In an Amazon.com interview, Tough answers the obvious question: If poverty isn’t the determining factor for these students, what is?
“That’s an idea that I think was best expressed by Dominic Randolph, the head of the Riverdale Country School. … Here’s how he put it: ‘The idea of building grit and building self-control is that you get that through failure. And in most highly academic environments in the United States, no one fails anything.’” (Italics mine.)
Learning to deal with failure and from mistakes, according to Duckworth and Tough, are critical for a child’s success in life. This growing body of research slaps many modern parental philosophies across the face. Our generation worries more that our children will be scarred than if they will be strengthened by grit-building activities like practicing piano scales, working part time, studying spelling words, cleaning out the chicken house, and eating yucky vegetables. We are creating progeny who don’t know how to keep going when the going gets tough and, to continue with clichés, only time will tell what the cost to them—and to our culture—will be.
I was blessed to have a father who believed in grit and lived it.
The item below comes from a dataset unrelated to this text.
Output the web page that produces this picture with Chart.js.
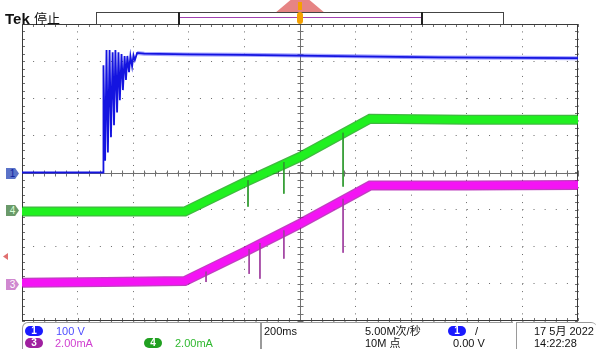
<!DOCTYPE html>
<html>
<head>
<meta charset="utf-8">
<script src="https://cdn.jsdelivr.net/npm/chart.js@4.4.1/dist/chart.umd.min.js"></script>
<style>
body { margin: 0; background: #fff; }
#tela { position: relative; width: 596px; height: 349px; overflow: hidden; font-family: "Liberation Sans", "Noto Sans CJK SC", sans-serif; }
#tela canvas { position: absolute; left: 0; top: 0; }
.txt { position: absolute; font-size: 11px; line-height: 12px; white-space: nowrap; color: #111; }
.pill { position: absolute; width: 18px; height: 10px; border-radius: 6px; color: #fff; font-size: 10px; line-height: 10px; text-align: center; font-weight: bold; }
.tag { position: absolute; width: 13px; height: 11px; font-size: 10px; line-height: 11px; text-align: center; clip-path: polygon(0 0, 70% 0, 100% 50%, 70% 100%, 0 100%); }
.caixa { position: absolute; border: 1px solid #9a9a9a; border-bottom: none; }
</style>
</head>
<body>
<div id="tela">
  <canvas id="scope" width="596" height="349"></canvas>

  <!-- cabeçalho -->
  <div class="txt" style="left:5px;top:10px;font:bold 15px 'Liberation Sans',sans-serif;">Tek</div>
  <div class="txt" style="left:34px;top:11px;font-size:13px;font-family:'Noto Sans CJK SC';line-height:14px;">停止</div>
  <div style="position:absolute;left:262px;top:-8px;width:76px;height:32px;background:rgba(220,80,80,0.7);clip-path:polygon(0 100%,50% 0,100% 100%);"></div>
  <div style="position:absolute;left:96px;top:12px;width:406px;height:11px;border:1px solid #444;background:#fff;"></div>
  <div style="position:absolute;left:178px;top:12px;width:2px;height:13px;background:#222;"></div>
  <div style="position:absolute;left:421px;top:12px;width:2px;height:13px;background:#222;"></div>
  <div style="position:absolute;left:180px;top:17px;width:241px;height:1px;background:#a040b0;"></div>
  <div style="position:absolute;left:297px;top:12px;width:6px;height:12px;border-radius:3px;background:#f5a000;"></div>
  <div style="position:absolute;left:298px;top:2px;width:4px;height:8px;background:#f5a000;"></div>

  <!-- marcadores dos canais -->
  <div class="tag" style="left:6px;top:168px;background:#5a72c8;color:#1020a0;">1</div>
  <div class="tag" style="left:6px;top:205px;background:#6a9a6a;color:#d8ffd8;">4</div>
  <div class="tag" style="left:6px;top:279px;background:#d088d0;color:#fff;">3</div>
  <div style="position:absolute;left:3px;top:253px;width:5px;height:7px;background:#e07070;clip-path:polygon(0 50%,100% 0,100% 100%);"></div>

  <!-- rodapé -->
  <div class="caixa" style="left:22px;top:322px;width:237px;height:30px;border-radius:6px 0 0 0;"></div>
  <div class="caixa" style="left:261px;top:322px;width:251px;height:30px;border-right:none;"></div>
  <div class="caixa" style="left:516px;top:322px;width:80px;height:30px;border-radius:0 6px 0 0;border-right:none;"></div>

  <div class="pill" style="left:25px;top:326px;background:#1a1aff;">1</div>
  <div class="txt" style="left:56px;top:325px;color:#4d4dff;">100 V</div>
  <div class="pill" style="left:25px;top:338px;background:#a020a0;">3</div>
  <div class="txt" style="left:55px;top:337px;color:#d040d0;">2.00mA</div>
  <div class="pill" style="left:144px;top:338px;background:#20a020;">4</div>
  <div class="txt" style="left:175px;top:337px;color:#30b830;">2.00mA</div>

  <div class="txt" style="left:264px;top:325px;">200ms</div>
  <div class="txt" style="left:365px;top:325px;">5.00M次/秒</div>
  <div class="txt" style="left:365px;top:337px;">10M 点</div>
  <div class="pill" style="left:448px;top:326px;background:#1a1aff;">1</div>
  <div class="txt" style="left:475px;top:325px;">/</div>
  <div class="txt" style="left:453px;top:337px;">0.00 V</div>

  <div class="txt" style="left:534px;top:325px;">17 5月 2022</div>
  <div class="txt" style="left:534px;top:337px;">14:22:28</div>
</div>

<script>
// eixo x em ms (200ms/div), eixo y em divisões
const tempoLimites = [-1000, 1000];
const divLimites = [-4, 4];

// CH1 (100 V/div)
const ch1Tempo = [-1000, -708, -707, -701, -696, -691, -685, -680, -674, -669, -664, -658, -653, -648,
  -642, -637, -631, -626, -621, -615, -610, -604, -599, -594, -586, -560, -400, -200, 0, 200, 500, 800, 1000];
const ch1Nivel = [0, 0, 2.89, 0.32, 3.30, 0.54, 3.30, 0.95, 3.24, 1.27, 3.30, 1.62, 3.24, 1.95,
  3.19, 2.22, 3.14, 2.49, 3.14, 2.70, 3.14, 2.86, 3.16, 3.03, 3.22, 3.20, 3.18, 3.17, 3.15, 3.13, 3.10, 3.09, 3.08];

// CH4 (2.00mA/div)
const ch4Tempo = [-1000, -700, -414, -200, 0, 252, 600, 1000];
const ch4Nivel = [-1.05, -1.05, -1.05, -0.27, 0.42, 1.45, 1.42, 1.42];
const ch4PicoTempo = [-187, -58, 155];
const ch4PicoDe = [-0.21, 0.28, 1.07];
const ch4PicoAte = [-0.92, -0.57, -0.38];

// CH3 (2.00mA/div)
const ch3Tempo = [-1000, -700, -414, -200, 0, 252, 600, 1000];
const ch3Nivel = [-2.97, -2.95, -2.92, -2.14, -1.38, -0.35, -0.35, -0.34];
const ch3PicoTempo = [-338, -183, -144, -58, 155];
const ch3PicoDe = [-2.67, -2.06, -1.90, -1.56, -0.71];
const ch3PicoAte = [-2.95, -2.73, -2.86, -2.32, -2.16];

const pontos = (ts, vs) => ts.map((t, i) => ({ x: t, y: vs[i] }));
const picos = (ts, de, ate) => ts.flatMap((t, i) => [{ x: t, y: de[i] }, { x: t, y: ate[i] }, { x: t, y: null }]);

// retícula estilo Tek: cruz central com marcas e borda
const reticula = {
  id: 'reticula',
  beforeDatasetsDraw(chart) {
    const { ctx, chartArea: a, scales: { x, y } } = chart;
    const cx = Math.round(x.getPixelForValue(0)) + 0.5;
    const cy = Math.round(y.getPixelForValue(0)) + 0.5;
    ctx.save();
    ctx.strokeStyle = '#707070';
    ctx.lineWidth = 1;
    ctx.beginPath();
    ctx.moveTo(a.left, cy); ctx.lineTo(a.right, cy);
    ctx.moveTo(cx, a.top); ctx.lineTo(cx, a.bottom);
    for (let t = tempoLimites[0]; t <= tempoLimites[1]; t += 40) {
      const px = Math.round(x.getPixelForValue(t)) + 0.5;
      ctx.moveTo(px, cy - 3); ctx.lineTo(px, cy + 3);
      ctx.moveTo(px, a.top); ctx.lineTo(px, a.top + 3);
      ctx.moveTo(px, a.bottom); ctx.lineTo(px, a.bottom - 3);
    }
    for (let v = divLimites[0]; v <= divLimites[1] + 0.001; v += 0.2) {
      const py = Math.round(y.getPixelForValue(v)) + 0.5;
      ctx.moveTo(cx - 3, py); ctx.lineTo(cx + 3, py);
      ctx.moveTo(a.left, py); ctx.lineTo(a.left + 3, py);
      ctx.moveTo(a.right, py); ctx.lineTo(a.right - 3, py);
    }
    ctx.stroke();
    ctx.strokeStyle = '#3a3a3a';
    ctx.strokeRect(a.left + 0.5, a.top + 0.5, a.width - 1, a.height - 1);
    ctx.restore();
  }
};

new Chart(document.getElementById('scope'), {
  type: 'line',
  data: {
    datasets: [
      { data: pontos(ch1Tempo, ch1Nivel), borderColor: '#1414e0', borderWidth: 1.8, order: 1 },
      { data: pontos(ch1Tempo.slice(24), ch1Nivel.slice(24)), borderColor: 'rgba(90,90,255,0.55)', borderWidth: 4, order: 2 },
      { data: picos(ch4PicoTempo, ch4PicoDe, ch4PicoAte), borderColor: '#2e9a2e', borderWidth: 1, spanGaps: false, order: 3 },
      { data: pontos(ch4Tempo, ch4Nivel), borderColor: '#20f020', borderWidth: 7.5, order: 4 },
      { data: pontos(ch4Tempo, ch4Nivel), borderColor: 'rgba(0,160,0,0.75)', borderWidth: 10, order: 5 },
      { data: picos(ch3PicoTempo, ch3PicoDe, ch3PicoAte), borderColor: '#a040a0', borderWidth: 1, spanGaps: false, order: 6 },
      { data: pontos(ch3Tempo, ch3Nivel), borderColor: '#f414f4', borderWidth: 7.5, order: 7 },
      { data: pontos(ch3Tempo, ch3Nivel), borderColor: 'rgba(170,0,170,0.75)', borderWidth: 10, order: 8 }
    ]
  },
  options: {
    responsive: false,
    animation: false,
    events: [],
    layout: { padding: { left: 22, top: 24, right: 18, bottom: 28 } },
    elements: { point: { radius: 0 }, line: { tension: 0, borderCapStyle: 'butt' } },
    plugins: { legend: { display: false }, tooltip: { enabled: false } },
    scales: {
      x: {
        type: 'linear', min: tempoLimites[0], max: tempoLimites[1],
        ticks: { display: false, stepSize: 200 },
        border: { display: false, dash: [1, 6.42] },
        grid: { drawTicks: false, color: '#6a6a6a', lineWidth: 1 }
      },
      y: {
        type: 'linear', min: divLimites[0], max: divLimites[1],
        ticks: { display: false, stepSize: 1 },
        border: { display: false, dash: [1, 10.12] },
        grid: { drawTicks: false, color: '#6a6a6a', lineWidth: 1 }
      }
    }
  },
  plugins: [reticula]
});
</script>
</body>
</html>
On Saturdays, we didn’t sleep in, we had “working parties” where we hauled a winter’s worth of wood and weeded a garden half the size of Eden. When I struggled with physics in high school, he sat next to me at the kitchen table helping me—for hours. We learned early on how hard you could work, how cold you could be, how hungry you could get without actually dying.
And, though we hated it at the time, it was good for us.
The grit Dad instilled made me who I am. And maybe, hopefully, in not letting my kids quit or avoid hard things like standing through 90-minute liturgies or memorizing complicated basketball plays, I will pass his grit on to them.